-------- DATA EXCERPT
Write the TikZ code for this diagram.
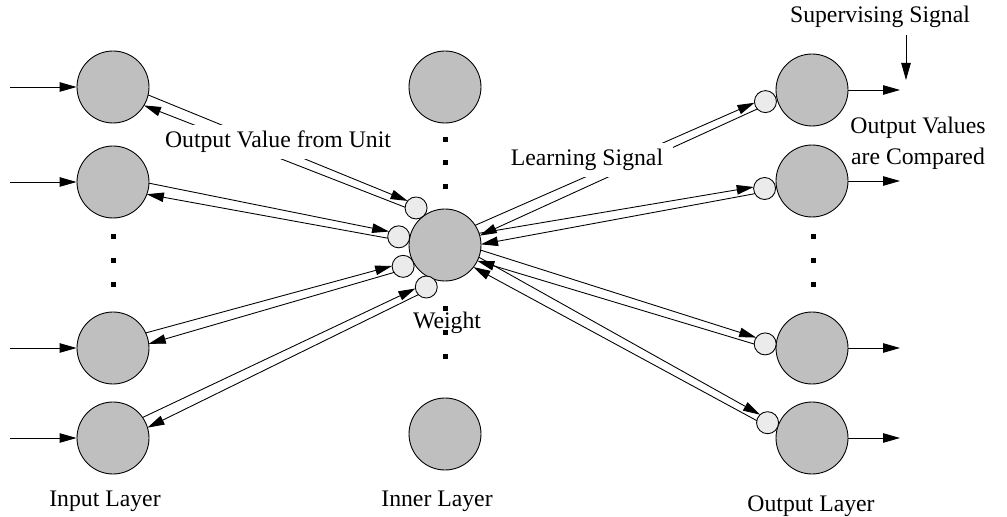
\documentclass[tikz,border=0pt]{standalone}
\usepackage{fontspec}
\setmainfont{Liberation Serif}
\usepackage{tikz}
\usetikzlibrary{arrows.meta}
\usetikzlibrary{calc}

% radius of a neuron and of a weight
\def\Rn{0.72cm}
\def\Rw{0.22cm}
% pair of opposite wires between a unit and a weight
\newcommand{\wirepair}[2]{%
  \draw[wire] ($(#1)!\Rn!9:(#2)$) -- ($(#2)!\Rw!-18:(#1)$);
  \draw[wire] ($(#2)!\Rw!18:(#1)$) -- ($(#1)!\Rn!-9:(#2)$);
}

\begin{document}
\begin{tikzpicture}[
    x=0.02cm, y=0.02cm,
    neuron/.style={circle, draw, fill=gray!50, minimum size=1.44cm, inner sep=0pt, line width=0.5pt},
    weight/.style={circle, draw, fill=black!8, minimum size=0.44cm, inner sep=0pt, line width=0.5pt},
    wire/.style={-{Triangle[length=0.34cm,width=0.19cm]}, line width=0.5pt},
    dot/.style={fill=black, minimum size=0.1cm, inner sep=0pt},
    txt/.style={font=\fontsize{13.5}{17.5}\selectfont},
    every node/.style={color=black}
    ]
   \fill[white] (0,0) rectangle (1007,517);
   \useasboundingbox (0,0) rectangle (1007,517);
   % input layer
   \node[neuron] (in1) at (113,430) {};
   \node[neuron] (in2) at (113,335) {};
   \node[neuron] (in3) at (113,169) {};
   \node[neuron] (in4) at (113,79) {};
   % inner layer
   \node[neuron] (h1) at (445,430) {};
   \node[neuron] (hc) at (445,272) {};
   \node[neuron] (h2) at (445,83) {};
   % output layer
   \node[neuron] (out1) at (812,427) {};
   \node[neuron] (out2) at (812,336) {};
   \node[neuron] (out3) at (812,169) {};
   \node[neuron] (out4) at (812,79) {};
   % weights
   \node[weight] (w1) at ($(hc)+(128:47)$) {};
   \node[weight] (w2) at ($(hc)+(170:47)$) {};
   \node[weight] (w3) at ($(hc)+(207:47)$) {};
   \node[weight] (w4) at ($(hc)+(246:46)$) {};
   \node[weight] (v1) at ($(out1)+(194:48)$) {};
   \node[weight] (v2) at ($(out2)+(189:48)$) {};
   \node[weight] (v3) at ($(out3)+(175:47)$) {};
   \node[weight] (v4) at ($(out4)+(161:47)$) {};
   % dots
   \foreach \yy [count=\k] in {280,256,232} {
     \node[dot] (din\k) at (113,\yy) {};
     \node[dot] (dout\k) at (813,\yy) {};
   }
   \foreach \yy [count=\k] in {377,354,330,208,184,160}
     \node[dot] (dh\k) at (445,\yy) {};
   % inputs and outputs
   \foreach \i/\yy in {1/430,2/335,3/169,4/79} {
     \coordinate (src\i) at (10,\yy);
     \draw[wire] (src\i) -- (in\i);
     \coordinate (dst\i) at ($(out\i)+(88,0)$);
     \draw[wire] (out\i) -- (dst\i);
   }
   % wires
   \wirepair{in1}{w1}
   \wirepair{in2}{w2}
   \wirepair{in3}{w3}
   \wirepair{in4}{w4}
   \wirepair{hc}{v1}
   \wirepair{hc}{v2}
   \wirepair{hc}{v3}
   \wirepair{hc}{v4}
   % supervising signal
   \coordinate (s0) at (906,482);
   \coordinate (s1) at (906,437);
   \draw[wire] (s0) -- (s1);
   % labels
   \node[txt, fill=white, inner xsep=0.2cm, inner ysep=0.12cm] (ovu) at (278,375) {Output Value from Unit};
   \node[txt, fill=white, inner xsep=0.2cm, inner ysep=0.12cm] (ls) at (587,357) {Learning Signal};
   \node[txt] (sup) at (880,500) {Supervising Signal};
   \node[txt, align=center] (cmp) at (918,374) {Output Values\\are Compared};
   \node[txt] (wt) at (447,194) {Weight};
   \node[txt] (lin) at (105,16) {Input Layer};
   \node[txt] (lh) at (437,16) {Inner Layer};
   \node[txt] (lout) at (811,11) {Output Layer};
\end{tikzpicture}
\end{document}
----------------
— WORK TO DO —
Reproduce the material in full, word for word, and omit the pictures.

— CORRECT RESPONSE —
Write the TikZ code for this diagram.
\documentclass[tikz,border=0pt]{standalone}
\usepackage{fontspec}
\setmainfont{Liberation Serif}
\usepackage{tikz}
\usetikzlibrary{arrows.meta}
\usetikzlibrary{calc}

% radius of a neuron and of a weight
\def\Rn{0.72cm}
\def\Rw{0.22cm}
% pair of opposite wires between a unit and a weight
\newcommand{\wirepair}[2]{%
  \draw[wire] ($(#1)!\Rn!9:(#2)$) -- ($(#2)!\Rw!-18:(#1)$);
  \draw[wire] ($(#2)!\Rw!18:(#1)$) -- ($(#1)!\Rn!-9:(#2)$);
}

\begin{document}
\begin{tikzpicture}[
    x=0.02cm, y=0.02cm,
    neuron/.style={circle, draw, fill=gray!50, minimum size=1.44cm, inner sep=0pt, line width=0.5pt},
    weight/.style={circle, draw, fill=black!8, minimum size=0.44cm, inner sep=0pt, line width=0.5pt},
    wire/.style={-{Triangle[length=0.34cm,width=0.19cm]}, line width=0.5pt},
    dot/.style={fill=black, minimum size=0.1cm, inner sep=0pt},
    txt/.style={font=\fontsize{13.5}{17.5}\selectfont},
    every node/.style={color=black}
    ]
   \fill[white] (0,0) rectangle (1007,517);
   \useasboundingbox (0,0) rectangle (1007,517);
   % input layer
   \node[neuron] (in1) at (113,430) {};
   \node[neuron] (in2) at (113,335) {};
   \node[neuron] (in3) at (113,169) {};
   \node[neuron] (in4) at (113,79) {};
   % inner layer
   \node[neuron] (h1) at (445,430) {};
   \node[neuron] (hc) at (445,272) {};
   \node[neuron] (h2) at (445,83) {};
   % output layer
   \node[neuron] (out1) at (812,427) {};
   \node[neuron] (out2) at (812,336) {};
   \node[neuron] (out3) at (812,169) {};
   \node[neuron] (out4) at (812,79) {};
   % weights
   \node[weight] (w1) at ($(hc)+(128:47)$) {};
   \node[weight] (w2) at ($(hc)+(170:47)$) {};
   \node[weight] (w3) at ($(hc)+(207:47)$) {};
   \node[weight] (w4) at ($(hc)+(246:46)$) {};
   \node[weight] (v1) at ($(out1)+(194:48)$) {};
   \node[weight] (v2) at ($(out2)+(189:48)$) {};
   \node[weight] (v3) at ($(out3)+(175:47)$) {};
   \node[weight] (v4) at ($(out4)+(161:47)$) {};
   % dots
   \foreach \yy [count=\k] in {280,256,232} {
     \node[dot] (din\k) at (113,\yy) {};
     \node[dot] (dout\k) at (813,\yy) {};
   }
   \foreach \yy [count=\k] in {377,354,330,208,184,160}
     \node[dot] (dh\k) at (445,\yy) {};
   % inputs and outputs
   \foreach \i/\yy in {1/430,2/335,3/169,4/79} {
     \coordinate (src\i) at (10,\yy);
     \draw[wire] (src\i) -- (in\i);
     \coordinate (dst\i) at ($(out\i)+(88,0)$);
     \draw[wire] (out\i) -- (dst\i);
   }
   % wires
   \wirepair{in1}{w1}
   \wirepair{in2}{w2}
   \wirepair{in3}{w3}
   \wirepair{in4}{w4}
   \wirepair{hc}{v1}
   \wirepair{hc}{v2}
   \wirepair{hc}{v3}
   \wirepair{hc}{v4}
   % supervising signal
   \coordinate (s0) at (906,482);
   \coordinate (s1) at (906,437);
   \draw[wire] (s0) -- (s1);
   % labels
   \node[txt, fill=white, inner xsep=0.2cm, inner ysep=0.12cm] (ovu) at (278,375) {Output Value from Unit};
   \node[txt, fill=white, inner xsep=0.2cm, inner ysep=0.12cm] (ls) at (587,357) {Learning Signal};
   \node[txt] (sup) at (880,500) {Supervising Signal};
   \node[txt, align=center] (cmp) at (918,374) {Output Values\\are Compared};
   \node[txt] (wt) at (447,194) {Weight};
   \node[txt] (lin) at (105,16) {Input Layer};
   \node[txt] (lh) at (437,16) {Inner Layer};
   \node[txt] (lout) at (811,11) {Output Layer};
\end{tikzpicture}
\end{document}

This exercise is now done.